TASK REQUIREMENTS | Transcribe every line exactly. Leave the pictures behind.

"""

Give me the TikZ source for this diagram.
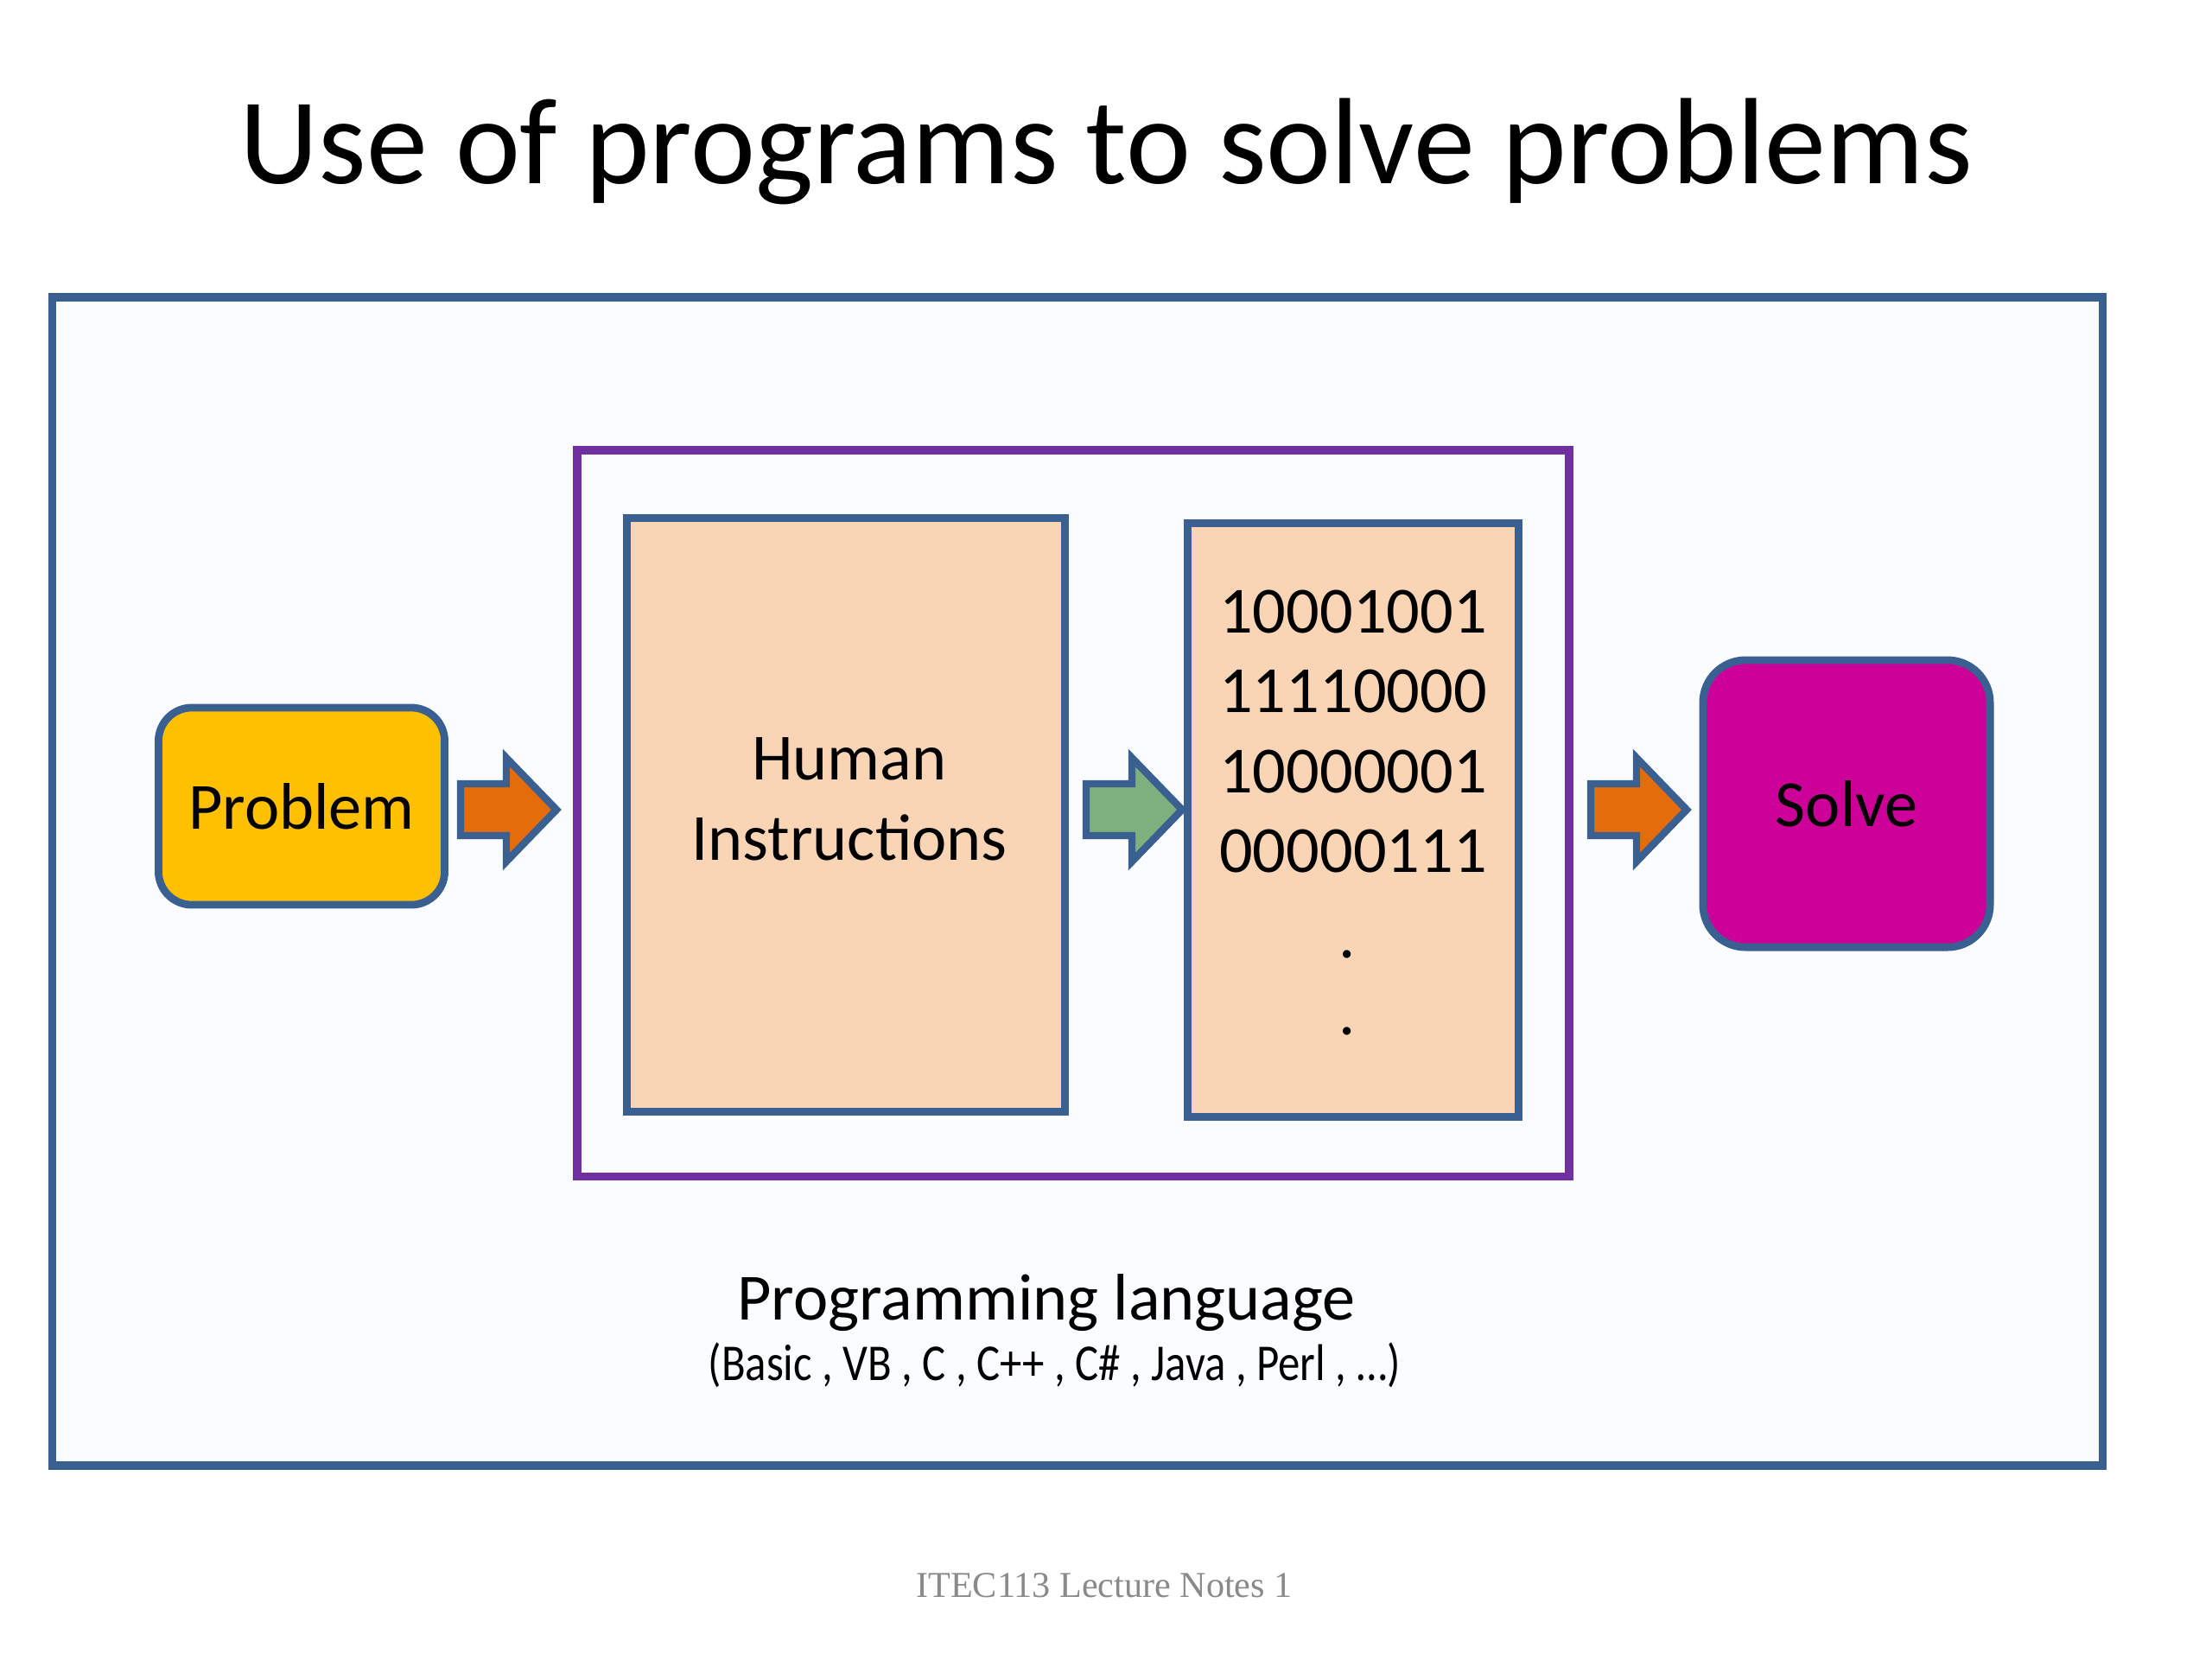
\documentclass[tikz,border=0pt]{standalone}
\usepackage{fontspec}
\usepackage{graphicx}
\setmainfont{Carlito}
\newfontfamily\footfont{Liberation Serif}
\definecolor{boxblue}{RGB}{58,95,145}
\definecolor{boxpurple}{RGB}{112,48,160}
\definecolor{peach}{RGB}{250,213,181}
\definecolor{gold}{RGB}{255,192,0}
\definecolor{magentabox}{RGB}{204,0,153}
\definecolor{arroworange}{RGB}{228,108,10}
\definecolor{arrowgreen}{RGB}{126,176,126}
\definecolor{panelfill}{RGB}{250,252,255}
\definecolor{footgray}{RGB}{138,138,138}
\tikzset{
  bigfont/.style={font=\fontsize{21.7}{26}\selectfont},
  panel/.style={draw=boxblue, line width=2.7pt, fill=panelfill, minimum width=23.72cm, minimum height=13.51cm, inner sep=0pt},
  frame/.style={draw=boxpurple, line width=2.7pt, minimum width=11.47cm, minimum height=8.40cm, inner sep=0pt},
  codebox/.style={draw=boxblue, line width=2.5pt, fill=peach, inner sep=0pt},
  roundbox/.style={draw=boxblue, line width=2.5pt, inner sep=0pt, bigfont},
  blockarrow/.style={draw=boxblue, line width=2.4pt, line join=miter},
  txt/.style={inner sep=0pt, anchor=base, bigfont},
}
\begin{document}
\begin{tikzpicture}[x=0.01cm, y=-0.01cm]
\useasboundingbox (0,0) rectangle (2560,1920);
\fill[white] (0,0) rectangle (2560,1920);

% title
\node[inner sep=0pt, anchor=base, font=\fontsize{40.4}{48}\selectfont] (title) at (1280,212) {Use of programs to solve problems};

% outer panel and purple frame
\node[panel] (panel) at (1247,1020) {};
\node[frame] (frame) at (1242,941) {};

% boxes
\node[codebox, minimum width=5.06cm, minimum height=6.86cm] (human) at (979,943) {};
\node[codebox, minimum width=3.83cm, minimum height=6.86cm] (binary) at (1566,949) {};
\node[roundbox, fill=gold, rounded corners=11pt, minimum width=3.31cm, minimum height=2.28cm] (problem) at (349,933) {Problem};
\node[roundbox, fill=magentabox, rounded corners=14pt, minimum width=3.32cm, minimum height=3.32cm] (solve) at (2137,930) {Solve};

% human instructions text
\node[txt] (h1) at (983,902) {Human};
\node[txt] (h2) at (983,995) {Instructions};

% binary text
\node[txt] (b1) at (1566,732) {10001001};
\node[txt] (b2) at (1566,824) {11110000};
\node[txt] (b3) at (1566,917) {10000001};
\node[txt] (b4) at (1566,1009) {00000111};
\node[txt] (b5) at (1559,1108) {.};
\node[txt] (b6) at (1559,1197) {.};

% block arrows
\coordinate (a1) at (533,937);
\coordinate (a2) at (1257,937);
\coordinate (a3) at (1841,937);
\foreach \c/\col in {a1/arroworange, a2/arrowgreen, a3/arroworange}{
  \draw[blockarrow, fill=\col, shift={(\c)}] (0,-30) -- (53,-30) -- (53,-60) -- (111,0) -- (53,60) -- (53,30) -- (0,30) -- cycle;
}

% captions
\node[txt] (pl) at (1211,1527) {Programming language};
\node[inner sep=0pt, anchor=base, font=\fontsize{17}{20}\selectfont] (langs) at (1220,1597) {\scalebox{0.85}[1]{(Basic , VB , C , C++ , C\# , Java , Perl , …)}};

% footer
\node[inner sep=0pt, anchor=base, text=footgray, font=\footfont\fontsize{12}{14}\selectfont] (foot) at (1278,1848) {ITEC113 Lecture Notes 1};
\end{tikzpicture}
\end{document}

"""

ANSWER TO THE PROBLEM |
Give me the TikZ source for this diagram.
\documentclass[tikz,border=0pt]{standalone}
\usepackage{fontspec}
\usepackage{graphicx}
\setmainfont{Carlito}
\newfontfamily\footfont{Liberation Serif}
\definecolor{boxblue}{RGB}{58,95,145}
\definecolor{boxpurple}{RGB}{112,48,160}
\definecolor{peach}{RGB}{250,213,181}
\definecolor{gold}{RGB}{255,192,0}
\definecolor{magentabox}{RGB}{204,0,153}
\definecolor{arroworange}{RGB}{228,108,10}
\definecolor{arrowgreen}{RGB}{126,176,126}
\definecolor{panelfill}{RGB}{250,252,255}
\definecolor{footgray}{RGB}{138,138,138}
\tikzset{
  bigfont/.style={font=\fontsize{21.7}{26}\selectfont},
  panel/.style={draw=boxblue, line width=2.7pt, fill=panelfill, minimum width=23.72cm, minimum height=13.51cm, inner sep=0pt},
  frame/.style={draw=boxpurple, line width=2.7pt, minimum width=11.47cm, minimum height=8.40cm, inner sep=0pt},
  codebox/.style={draw=boxblue, line width=2.5pt, fill=peach, inner sep=0pt},
  roundbox/.style={draw=boxblue, line width=2.5pt, inner sep=0pt, bigfont},
  blockarrow/.style={draw=boxblue, line width=2.4pt, line join=miter},
  txt/.style={inner sep=0pt, anchor=base, bigfont},
}
\begin{document}
\begin{tikzpicture}[x=0.01cm, y=-0.01cm]
\useasboundingbox (0,0) rectangle (2560,1920);
\fill[white] (0,0) rectangle (2560,1920);

% title
\node[inner sep=0pt, anchor=base, font=\fontsize{40.4}{48}\selectfont] (title) at (1280,212) {Use of programs to solve problems};

% outer panel and purple frame
\node[panel] (panel) at (1247,1020) {};
\node[frame] (frame) at (1242,941) {};

% boxes
\node[codebox, minimum width=5.06cm, minimum height=6.86cm] (human) at (979,943) {};
\node[codebox, minimum width=3.83cm, minimum height=6.86cm] (binary) at (1566,949) {};
\node[roundbox, fill=gold, rounded corners=11pt, minimum width=3.31cm, minimum height=2.28cm] (problem) at (349,933) {Problem};
\node[roundbox, fill=magentabox, rounded corners=14pt, minimum width=3.32cm, minimum height=3.32cm] (solve) at (2137,930) {Solve};

% human instructions text
\node[txt] (h1) at (983,902) {Human};
\node[txt] (h2) at (983,995) {Instructions};

% binary text
\node[txt] (b1) at (1566,732) {10001001};
\node[txt] (b2) at (1566,824) {11110000};
\node[txt] (b3) at (1566,917) {10000001};
\node[txt] (b4) at (1566,1009) {00000111};
\node[txt] (b5) at (1559,1108) {.};
\node[txt] (b6) at (1559,1197) {.};

% block arrows
\coordinate (a1) at (533,937);
\coordinate (a2) at (1257,937);
\coordinate (a3) at (1841,937);
\foreach \c/\col in {a1/arroworange, a2/arrowgreen, a3/arroworange}{
  \draw[blockarrow, fill=\col, shift={(\c)}] (0,-30) -- (53,-30) -- (53,-60) -- (111,0) -- (53,60) -- (53,30) -- (0,30) -- cycle;
}

% captions
\node[txt] (pl) at (1211,1527) {Programming language};
\node[inner sep=0pt, anchor=base, font=\fontsize{17}{20}\selectfont] (langs) at (1220,1597) {\scalebox{0.85}[1]{(Basic , VB , C , C++ , C\# , Java , Perl , …)}};

% footer
\node[inner sep=0pt, anchor=base, text=footgray, font=\footfont\fontsize{12}{14}\selectfont] (foot) at (1278,1848) {ITEC113 Lecture Notes 1};
\end{tikzpicture}
\end{document}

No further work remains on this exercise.